Cheick Traoré, un chef de famille, rencontré au quartier « Sans fil », se dit très inquiet. Après un long marchandage sans succès autour d’un bélier, il a fini par rentrer à la maison en se promettant de revenir un autre jour. « Les prix des moutons qu’on m’a proposés sont trop élevés. Est-ce que ces gens-là savent dans quelle situation se trouve le pays ? Nous faisons déjà tant de gymnastiques pour joindre les deux bouts. Regardez ce petit mouton qu’on veut me vendre à 75 000 Fcfa. En temps normal je ne donnerai même pas 30 000 Fcfa pour cette bête. C’est vraiment sérieux », s’insurge Traoré.

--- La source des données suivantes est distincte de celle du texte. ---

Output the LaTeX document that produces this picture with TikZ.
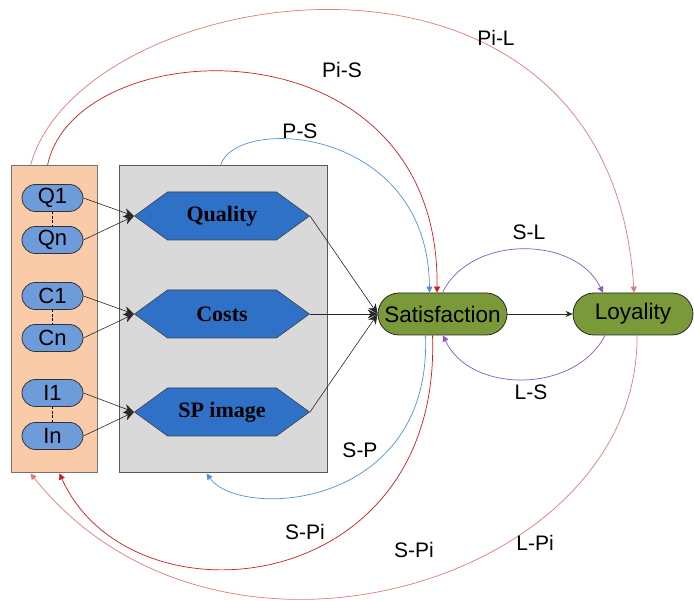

Dans les différents marchés visités, le bélier s’écoulait au compte-goutte. Beaucoup d’acheteurs disent préférer attendre les jours à venir en espérant que les prix vont baisser. Mais ce pari est toujours risqué comme cela s’est vérifié dans le passé quand certaines années une pénurie de moutons a sévi la veille de la fête. Dans les jours à venir, on verra dans quel sens évolue le marché du mouton en touchant déjà du bois pour que la tendance actuelle ne se maintienne pas.